Точно так же он обращается к памяти Бродского: “Трудно поверить, что окончена ваша пря / с российской мовой”. Ухмылки и, сответственно, большого “В” тут нет. Но внутренний конфликт с поэтикой и личностью Бродского — налицо. У Дидусенко несколько стихотворений связано с Бродским. В том числе и вещь о горьком юродстве. Но есть вещь, в которой он забывает о вежливости: “Я ныне вспомнил, как во время оно, / поэт, похожий на Трималхиона, — / короче, рожа не влезала в кадр — / поскрипывая кожей милицейской, / шагал себе по луже веницейской, / и мне казался худшею из падл”. Трудно разделить это впечатление (я тоже помню тот телефильм), ну да ладно. Рядом с Бродским по Венеции ходил “приятель”, Рейн. Которого Дидусенко подает с большой симпатией: “Приятель / был худощав, по-бедному опрятен, / неговорлив”. Пересказывать все это не стоит, важен финал: “Мне было жалко: их, себя, Россию…”.
Конечно же, Дидусенко выстраивал себя и стоял на протесте. Но его вызов был, скажем так, ущербен: подмыт жалостью, всепониманием, причастностью к униженным и оскорбленным. К слову, о Достоевском. У другого поэта — Льва Лосева — есть стихотворение “Почерк Достоевского”, где говорится: “Как заметил немецкий графолог, / нагулявший немецкий жирок, / книги рвутся и падают с полок, / оттого что уж слишком широк / этот почерк больной allzu russisch. // Ну, а что тут поделать — не сузишь”. Эти стихи вполне мог написать Дидусенко. Напрасно он говорил об отсутствии соседства в поэзии. Лосев — его прямой сосед. Та же питерская выучка, та же легкость стиха, виртоузность как принцип стихостроения, работа в рамках модернизованной классической просодии, интонационная симметрия, сосредоточение на весе каждого слова и, наконец, — ухмылка. Плюс такая частность, как дойч, немецкий язык, внутри своего текста.

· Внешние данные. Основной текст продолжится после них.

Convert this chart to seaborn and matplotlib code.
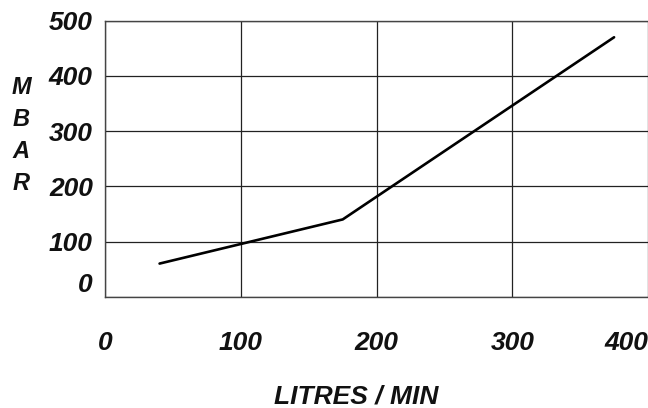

У Дидусенко вплетение немецких слов встречается не раз. Гете приходит в его стихи с оглядкой то на Лермонтова (“Горные вершины”), то на Маяковского: “Гете, такая лажа — гвоздь у меня в сапоге”. Напоминаю тем, кто подзабыл: “Я знаю, гвоздь у меня в сапоге / кошмарнее, чем фантазия у Гете” (“Облако в штанах”). Но гвоздь бомжа — не гвоздь футуриста. Это не метафора. Это реальность. У Дидусенко непростые отношения с немецкой культурой. Может быть, сказывается — с оттенком отчуждения — прибалтийское происхождение. Как мы помним, его Пеламида поет о “Нефаке”. Гете настигает его почему-то в Домодедове и, небожитель, “выводит алмазный росчерк / в стеклянном осеннем небе”: Balde ruhest du auch (Подожди немного — отдохнешь и ты). Или такой зачин стихотворения: “Немка-смерть, твои повадки / мне знакомы… и т.д.” — Чехов в этом стихотворении повторяет “Ich sterbe” (Я умираю), а сам автор переходит на литовский в русской транскрипции: “Аш эсу” (Я есть). Вряд ли здесь можно говорить о германофобии. Гете все-таки работает по алмазу. Но нашему поэту чужд — орднунг. Всяческий порядок, включая железный регламент в стихотворстве. Он вообще полагает, что “любая лопается форма”.
Ему люб и дорог, как уже говорилось, русский немец Даль. “Летит листва, как будто выпала / из Даля или в небо выплыла / из “Ангела запечатленного” / Лескова высокоученого”. Какой-то человек, “один чудак”, ему советует: “Плюй на все, живи по Далю. / Не собрать уже никак, / что оне насобирали”. Автор продолжает тираду “одного чудака”, совершенно солидаризируясь с неназванным Блоком, тоже в какой-то мере немцем: “Каждый раз читай до сна / замусоленный томище, / и пускай тебя поищет / конституциев блесна”, намекая на “Так жили поэты”: “А вот у поэта всемирный запой, / и мало ему конституций!”. Выходит, “один чудак” — он сам, его альтер эго.
Поэты-виртуозы всегда рискуют. Мандельштам, как известно, мастером называл Кирсанова, себя в таковых не числил. Так же, видимо, думал о мастерстве и Пастернак, чем и объясняется, в некотором смысле, проглоченность его ответа на телефонный сталинский вопрос о Мандельштаме:
— Он мастер?
Можно себе представить, если перевернуть ситуацию, в каком диком положении оказался бы Мандельштам, задай ему вождь подобный вопрос о Пастернаке…
Мастерство Дидусенко особого свойства. Это реакция на нечеловеческую форму существования. На ее грязь, вшивость, вонь, общий смрад окаянности. Ночуя где-то под мостом или на Арбате, постелив газетку, он кладет голову на замусоленный томище — это Даль или, допустим, Библия. Ну как тут не сочинить очередной сонет? “И грянул барабан. Вступили вслед за ним / Шошан, Шушан-Эдуф, Аламоф, Шошаним / и прочий инструмент Давидовой Псалтири. / В арбатский переход, как паводок в залом, / течет Москвы река, ее 8-й псалом, / что, дескать, человек владычествует в мире”. Вот так он и владычествует.
Дидусенко и лирик-то не типовой. У него полно скрытых баллад, новелл, рассказиков — словом, сюжетов. Инстинкт лаконизма ему не изменяет. Обилие деталей не ведет к беллетристической болтовне. Стилизация — скажем, в “Солдатской песне” о Ермолове — не уничтожает серьезности разговора о происходящем. Отзвуки фольклора — их немало — не работают лишь сами на себя. Все в топку. “Я хочу сказать, что верю: / есть профессия — поэт. / Слушай, посмотри за дверью? / нет так нет”.
Не типовой, но типичный — подлинный. “Видишь, я плачу, чего же Ты хочешь еще? / Гордых не любишь?..” Кажется, это обращение к Богу, на “Ты”. Но, может быть, и к женщине. У него немало их, обращений к женщине. Вот одно из них: “Ты моя третья, можно сказать, попытка / стать долготерпеливым в жизни этой. / А уж куда иголка, туда и нитка. / Все. Ухожу. Видишь, стою одетый”.